__Task objective__: Only the lines from the start of the data through the one containing "threshold = 0.5" belong in your answer; return them exactly.

__Data block__:
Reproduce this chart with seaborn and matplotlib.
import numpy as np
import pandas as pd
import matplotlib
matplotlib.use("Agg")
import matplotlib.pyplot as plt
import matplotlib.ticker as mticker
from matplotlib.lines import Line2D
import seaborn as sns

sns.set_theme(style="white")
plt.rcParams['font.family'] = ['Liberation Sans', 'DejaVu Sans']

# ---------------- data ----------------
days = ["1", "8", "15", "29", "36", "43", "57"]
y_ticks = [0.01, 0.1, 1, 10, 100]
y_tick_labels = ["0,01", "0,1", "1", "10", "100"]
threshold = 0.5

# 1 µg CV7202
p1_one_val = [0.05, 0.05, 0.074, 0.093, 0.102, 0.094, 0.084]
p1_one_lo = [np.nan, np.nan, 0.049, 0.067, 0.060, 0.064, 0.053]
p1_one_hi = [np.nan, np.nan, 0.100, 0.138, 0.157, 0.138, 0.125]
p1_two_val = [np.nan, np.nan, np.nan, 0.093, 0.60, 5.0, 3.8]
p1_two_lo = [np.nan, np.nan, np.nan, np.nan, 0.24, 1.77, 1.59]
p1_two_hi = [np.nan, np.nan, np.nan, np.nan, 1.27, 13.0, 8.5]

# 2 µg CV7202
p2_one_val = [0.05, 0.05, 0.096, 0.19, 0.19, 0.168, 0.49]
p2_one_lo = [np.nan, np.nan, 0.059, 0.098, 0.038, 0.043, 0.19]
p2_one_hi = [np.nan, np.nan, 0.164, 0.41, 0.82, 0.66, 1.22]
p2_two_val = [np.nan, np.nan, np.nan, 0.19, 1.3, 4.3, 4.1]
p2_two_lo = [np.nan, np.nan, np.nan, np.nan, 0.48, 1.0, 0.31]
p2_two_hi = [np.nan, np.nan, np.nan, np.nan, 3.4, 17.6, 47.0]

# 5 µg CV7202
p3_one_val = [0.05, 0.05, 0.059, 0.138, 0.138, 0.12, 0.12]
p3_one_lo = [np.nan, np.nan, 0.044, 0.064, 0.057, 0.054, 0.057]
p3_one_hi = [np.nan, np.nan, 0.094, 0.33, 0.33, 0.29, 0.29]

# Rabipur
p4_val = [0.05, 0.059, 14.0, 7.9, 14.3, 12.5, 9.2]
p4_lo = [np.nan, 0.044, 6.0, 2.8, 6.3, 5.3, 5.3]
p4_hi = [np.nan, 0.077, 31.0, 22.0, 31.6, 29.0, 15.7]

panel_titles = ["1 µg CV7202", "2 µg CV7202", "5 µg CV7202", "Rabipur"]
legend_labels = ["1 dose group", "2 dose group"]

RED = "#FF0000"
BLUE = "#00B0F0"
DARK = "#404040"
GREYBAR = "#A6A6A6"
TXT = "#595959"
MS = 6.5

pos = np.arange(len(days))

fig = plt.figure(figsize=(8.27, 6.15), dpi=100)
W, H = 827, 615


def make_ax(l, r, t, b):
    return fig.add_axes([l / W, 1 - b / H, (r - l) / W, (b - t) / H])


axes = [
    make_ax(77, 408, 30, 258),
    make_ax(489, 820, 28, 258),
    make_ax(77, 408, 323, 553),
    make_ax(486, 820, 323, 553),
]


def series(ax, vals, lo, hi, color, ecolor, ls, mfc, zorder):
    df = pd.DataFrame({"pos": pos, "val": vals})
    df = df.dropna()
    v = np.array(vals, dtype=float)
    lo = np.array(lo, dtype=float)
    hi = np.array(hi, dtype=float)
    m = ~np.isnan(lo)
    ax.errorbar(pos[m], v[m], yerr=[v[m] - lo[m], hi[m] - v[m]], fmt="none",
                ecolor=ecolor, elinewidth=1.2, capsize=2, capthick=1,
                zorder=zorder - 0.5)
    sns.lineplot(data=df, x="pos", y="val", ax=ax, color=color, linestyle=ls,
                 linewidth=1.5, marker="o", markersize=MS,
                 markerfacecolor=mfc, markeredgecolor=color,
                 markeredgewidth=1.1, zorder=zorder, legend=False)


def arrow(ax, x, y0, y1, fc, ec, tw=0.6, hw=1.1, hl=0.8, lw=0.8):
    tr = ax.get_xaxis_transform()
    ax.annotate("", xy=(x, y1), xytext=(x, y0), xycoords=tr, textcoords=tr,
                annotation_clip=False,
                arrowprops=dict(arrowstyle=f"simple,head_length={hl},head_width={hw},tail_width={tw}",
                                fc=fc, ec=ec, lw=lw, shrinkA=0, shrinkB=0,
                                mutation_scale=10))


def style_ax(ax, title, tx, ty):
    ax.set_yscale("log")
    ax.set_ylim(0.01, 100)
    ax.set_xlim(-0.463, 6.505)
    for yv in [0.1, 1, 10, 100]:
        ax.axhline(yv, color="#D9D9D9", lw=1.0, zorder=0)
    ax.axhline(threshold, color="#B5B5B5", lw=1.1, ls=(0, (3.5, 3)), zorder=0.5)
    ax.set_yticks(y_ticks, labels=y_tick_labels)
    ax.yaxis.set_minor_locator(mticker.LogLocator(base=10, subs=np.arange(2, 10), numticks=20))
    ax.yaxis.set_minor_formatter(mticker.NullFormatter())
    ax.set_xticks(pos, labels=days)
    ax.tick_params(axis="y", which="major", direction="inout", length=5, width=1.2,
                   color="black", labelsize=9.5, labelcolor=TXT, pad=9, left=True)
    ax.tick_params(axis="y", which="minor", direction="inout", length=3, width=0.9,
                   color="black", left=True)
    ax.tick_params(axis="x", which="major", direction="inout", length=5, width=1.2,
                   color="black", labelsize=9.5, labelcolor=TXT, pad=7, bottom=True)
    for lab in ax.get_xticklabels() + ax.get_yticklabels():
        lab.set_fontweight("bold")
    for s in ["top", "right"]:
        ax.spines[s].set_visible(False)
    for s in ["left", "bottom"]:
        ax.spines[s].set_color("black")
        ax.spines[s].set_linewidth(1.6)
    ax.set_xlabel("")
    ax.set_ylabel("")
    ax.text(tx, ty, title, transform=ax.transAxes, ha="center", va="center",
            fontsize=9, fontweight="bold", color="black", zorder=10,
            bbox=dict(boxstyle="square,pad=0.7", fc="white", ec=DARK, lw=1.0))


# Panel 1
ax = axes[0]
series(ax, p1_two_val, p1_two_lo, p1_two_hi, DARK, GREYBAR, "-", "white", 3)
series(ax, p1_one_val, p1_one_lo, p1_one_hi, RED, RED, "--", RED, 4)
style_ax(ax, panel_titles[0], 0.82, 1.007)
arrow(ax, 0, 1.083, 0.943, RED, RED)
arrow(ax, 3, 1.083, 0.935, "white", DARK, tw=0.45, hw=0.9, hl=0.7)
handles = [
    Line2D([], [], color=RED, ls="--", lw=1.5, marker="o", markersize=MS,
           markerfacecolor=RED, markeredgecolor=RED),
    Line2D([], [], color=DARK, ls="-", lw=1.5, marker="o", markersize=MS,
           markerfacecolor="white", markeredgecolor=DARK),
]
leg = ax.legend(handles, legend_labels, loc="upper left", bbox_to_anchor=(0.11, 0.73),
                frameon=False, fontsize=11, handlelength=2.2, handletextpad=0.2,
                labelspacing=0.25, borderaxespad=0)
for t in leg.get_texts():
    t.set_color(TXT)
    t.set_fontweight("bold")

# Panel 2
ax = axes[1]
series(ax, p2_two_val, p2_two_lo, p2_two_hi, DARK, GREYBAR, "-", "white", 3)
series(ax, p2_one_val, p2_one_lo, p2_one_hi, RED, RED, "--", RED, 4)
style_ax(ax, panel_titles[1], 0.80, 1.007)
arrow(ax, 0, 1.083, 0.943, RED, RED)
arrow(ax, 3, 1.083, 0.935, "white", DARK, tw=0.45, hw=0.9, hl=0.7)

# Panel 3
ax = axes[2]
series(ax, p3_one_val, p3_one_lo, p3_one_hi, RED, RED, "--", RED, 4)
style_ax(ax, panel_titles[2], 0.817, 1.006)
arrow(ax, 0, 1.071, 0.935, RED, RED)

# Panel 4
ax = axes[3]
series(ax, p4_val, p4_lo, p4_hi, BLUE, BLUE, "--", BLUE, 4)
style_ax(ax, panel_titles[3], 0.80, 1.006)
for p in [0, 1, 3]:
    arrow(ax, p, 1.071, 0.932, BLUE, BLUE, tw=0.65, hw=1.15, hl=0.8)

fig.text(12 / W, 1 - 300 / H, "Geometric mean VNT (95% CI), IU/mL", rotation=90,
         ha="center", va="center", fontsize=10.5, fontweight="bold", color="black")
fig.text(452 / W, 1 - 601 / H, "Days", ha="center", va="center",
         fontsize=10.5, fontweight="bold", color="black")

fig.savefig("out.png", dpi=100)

__Result of this task__:
Reproduce this chart with seaborn and matplotlib.
import numpy as np
import pandas as pd
import matplotlib
matplotlib.use("Agg")
import matplotlib.pyplot as plt
import matplotlib.ticker as mticker
from matplotlib.lines import Line2D
import seaborn as sns

sns.set_theme(style="white")
plt.rcParams['font.family'] = ['Liberation Sans', 'DejaVu Sans']

# ---------------- data ----------------
days = ["1", "8", "15", "29", "36", "43", "57"]
y_ticks = [0.01, 0.1, 1, 10, 100]
y_tick_labels = ["0,01", "0,1", "1", "10", "100"]
threshold = 0.5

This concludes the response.